AIM OF THE TASK: Omit all pictures. Copy the rest of the material exactly.

● ● ● ●

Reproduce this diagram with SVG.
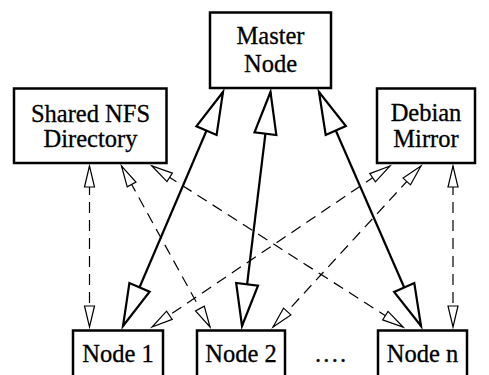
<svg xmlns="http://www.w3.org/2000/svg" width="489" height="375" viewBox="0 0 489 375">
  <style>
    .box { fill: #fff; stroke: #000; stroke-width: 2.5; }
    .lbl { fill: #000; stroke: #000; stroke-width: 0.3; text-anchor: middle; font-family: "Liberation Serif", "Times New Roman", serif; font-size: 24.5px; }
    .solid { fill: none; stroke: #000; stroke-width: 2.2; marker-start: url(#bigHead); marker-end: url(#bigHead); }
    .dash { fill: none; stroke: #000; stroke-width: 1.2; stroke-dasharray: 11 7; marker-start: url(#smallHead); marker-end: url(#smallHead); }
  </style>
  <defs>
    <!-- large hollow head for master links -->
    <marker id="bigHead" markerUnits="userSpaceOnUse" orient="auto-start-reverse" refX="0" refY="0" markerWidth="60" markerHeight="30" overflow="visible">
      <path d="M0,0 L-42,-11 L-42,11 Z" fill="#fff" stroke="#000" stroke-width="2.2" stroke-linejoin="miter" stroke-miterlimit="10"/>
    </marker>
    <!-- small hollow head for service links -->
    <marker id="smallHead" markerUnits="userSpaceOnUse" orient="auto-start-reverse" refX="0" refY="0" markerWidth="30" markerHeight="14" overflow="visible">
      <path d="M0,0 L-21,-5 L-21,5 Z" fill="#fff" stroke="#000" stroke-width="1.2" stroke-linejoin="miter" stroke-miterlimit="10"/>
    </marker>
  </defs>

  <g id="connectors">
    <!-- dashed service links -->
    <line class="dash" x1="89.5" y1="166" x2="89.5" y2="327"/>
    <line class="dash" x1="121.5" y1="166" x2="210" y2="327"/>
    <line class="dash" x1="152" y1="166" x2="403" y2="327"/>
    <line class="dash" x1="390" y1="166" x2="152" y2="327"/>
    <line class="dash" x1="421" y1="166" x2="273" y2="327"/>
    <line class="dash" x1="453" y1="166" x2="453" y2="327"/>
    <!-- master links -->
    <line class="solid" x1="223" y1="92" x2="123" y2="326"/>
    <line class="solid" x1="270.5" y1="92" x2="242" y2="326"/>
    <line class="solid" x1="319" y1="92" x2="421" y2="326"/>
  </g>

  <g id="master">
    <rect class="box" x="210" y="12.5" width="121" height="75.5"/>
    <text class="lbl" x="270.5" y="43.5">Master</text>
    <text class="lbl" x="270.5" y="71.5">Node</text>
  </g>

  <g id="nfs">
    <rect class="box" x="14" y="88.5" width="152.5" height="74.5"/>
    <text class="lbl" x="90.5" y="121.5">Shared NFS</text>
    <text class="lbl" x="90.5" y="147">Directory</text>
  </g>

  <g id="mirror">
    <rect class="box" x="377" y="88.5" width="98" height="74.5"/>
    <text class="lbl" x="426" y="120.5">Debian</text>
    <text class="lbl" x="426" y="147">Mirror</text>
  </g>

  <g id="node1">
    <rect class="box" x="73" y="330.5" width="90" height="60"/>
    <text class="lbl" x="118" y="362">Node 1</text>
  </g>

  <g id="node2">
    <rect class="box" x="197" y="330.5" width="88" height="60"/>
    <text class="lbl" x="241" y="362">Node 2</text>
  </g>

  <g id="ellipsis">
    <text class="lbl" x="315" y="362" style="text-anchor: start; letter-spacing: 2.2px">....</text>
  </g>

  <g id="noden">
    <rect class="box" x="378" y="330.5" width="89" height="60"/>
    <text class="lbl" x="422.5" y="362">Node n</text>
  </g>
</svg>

● ● ● ●

SOLUTION:
Reproduce this diagram with SVG.
<svg xmlns="http://www.w3.org/2000/svg" width="489" height="375" viewBox="0 0 489 375">
  <style>
    .box { fill: #fff; stroke: #000; stroke-width: 2.5; }
    .lbl { fill: #000; stroke: #000; stroke-width: 0.3; text-anchor: middle; font-family: "Liberation Serif", "Times New Roman", serif; font-size: 24.5px; }
    .solid { fill: none; stroke: #000; stroke-width: 2.2; marker-start: url(#bigHead); marker-end: url(#bigHead); }
    .dash { fill: none; stroke: #000; stroke-width: 1.2; stroke-dasharray: 11 7; marker-start: url(#smallHead); marker-end: url(#smallHead); }
  </style>
  <defs>
    <!-- large hollow head for master links -->
    <marker id="bigHead" markerUnits="userSpaceOnUse" orient="auto-start-reverse" refX="0" refY="0" markerWidth="60" markerHeight="30" overflow="visible">
      <path d="M0,0 L-42,-11 L-42,11 Z" fill="#fff" stroke="#000" stroke-width="2.2" stroke-linejoin="miter" stroke-miterlimit="10"/>
    </marker>
    <!-- small hollow head for service links -->
    <marker id="smallHead" markerUnits="userSpaceOnUse" orient="auto-start-reverse" refX="0" refY="0" markerWidth="30" markerHeight="14" overflow="visible">
      <path d="M0,0 L-21,-5 L-21,5 Z" fill="#fff" stroke="#000" stroke-width="1.2" stroke-linejoin="miter" stroke-miterlimit="10"/>
    </marker>
  </defs>

  <g id="connectors">
    <!-- dashed service links -->
    <line class="dash" x1="89.5" y1="166" x2="89.5" y2="327"/>
    <line class="dash" x1="121.5" y1="166" x2="210" y2="327"/>
    <line class="dash" x1="152" y1="166" x2="403" y2="327"/>
    <line class="dash" x1="390" y1="166" x2="152" y2="327"/>
    <line class="dash" x1="421" y1="166" x2="273" y2="327"/>
    <line class="dash" x1="453" y1="166" x2="453" y2="327"/>
    <!-- master links -->
    <line class="solid" x1="223" y1="92" x2="123" y2="326"/>
    <line class="solid" x1="270.5" y1="92" x2="242" y2="326"/>
    <line class="solid" x1="319" y1="92" x2="421" y2="326"/>
  </g>

  <g id="master">
    <rect class="box" x="210" y="12.5" width="121" height="75.5"/>
    <text class="lbl" x="270.5" y="43.5">Master</text>
    <text class="lbl" x="270.5" y="71.5">Node</text>
  </g>

  <g id="nfs">
    <rect class="box" x="14" y="88.5" width="152.5" height="74.5"/>
    <text class="lbl" x="90.5" y="121.5">Shared NFS</text>
    <text class="lbl" x="90.5" y="147">Directory</text>
  </g>

  <g id="mirror">
    <rect class="box" x="377" y="88.5" width="98" height="74.5"/>
    <text class="lbl" x="426" y="120.5">Debian</text>
    <text class="lbl" x="426" y="147">Mirror</text>
  </g>

  <g id="node1">
    <rect class="box" x="73" y="330.5" width="90" height="60"/>
    <text class="lbl" x="118" y="362">Node 1</text>
  </g>

  <g id="node2">
    <rect class="box" x="197" y="330.5" width="88" height="60"/>
    <text class="lbl" x="241" y="362">Node 2</text>
  </g>

  <g id="ellipsis">
    <text class="lbl" x="315" y="362" style="text-anchor: start; letter-spacing: 2.2px">....</text>
  </g>

  <g id="noden">
    <rect class="box" x="378" y="330.5" width="89" height="60"/>
    <text class="lbl" x="422.5" y="362">Node n</text>
  </g>
</svg>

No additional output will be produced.